Usage Without Json Path
If Json Path is not configured or is set to "$":
- The entire JSON file is read.
- The document root is used as the input node.
- Message generation depends on the root type:
- Object → 1 message
- Array → N messages (one per element)
Usage With Json Path
When Json Path is specified:
- The file is parsed as JSON.
- The JSONPath expression is applied to locate a specific node (for example, a nested array or object).
- If the path does not match any node, a configuration error is raised.

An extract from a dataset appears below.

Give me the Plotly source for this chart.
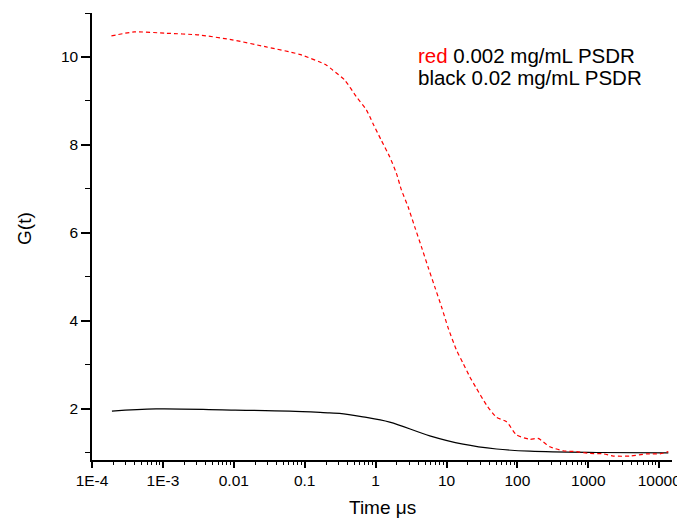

- The selected node becomes the input for message generation, following the same rules described above.
Configuration Examples
JSON Object as Root
{ "id": 1, "name": "Example" }
Configuration:
- Json Path: (not set)
Result:
- A single message is generated containing the complete JSON object.
JSON Array as Input
[
{ "id": 1 },
{ "id": 2 }
]
Configuration:
- Json Path: (not set)
Result:
- Two messages are generated, one for each array element.
Selection via Json Path
{
"data": {
"items": [
{ "id": 1 },
{ "id": 2 }
]
}
}
Configuration:
- Json Path:
$.data.items
Result:
- Two messages are generated, , one for each element of the
itemsarray.
Invalid Json Path
Configuration:
- Json Path:
$.missing.path
Result:
- Configuration error: the JSONPath does not match any node in the document.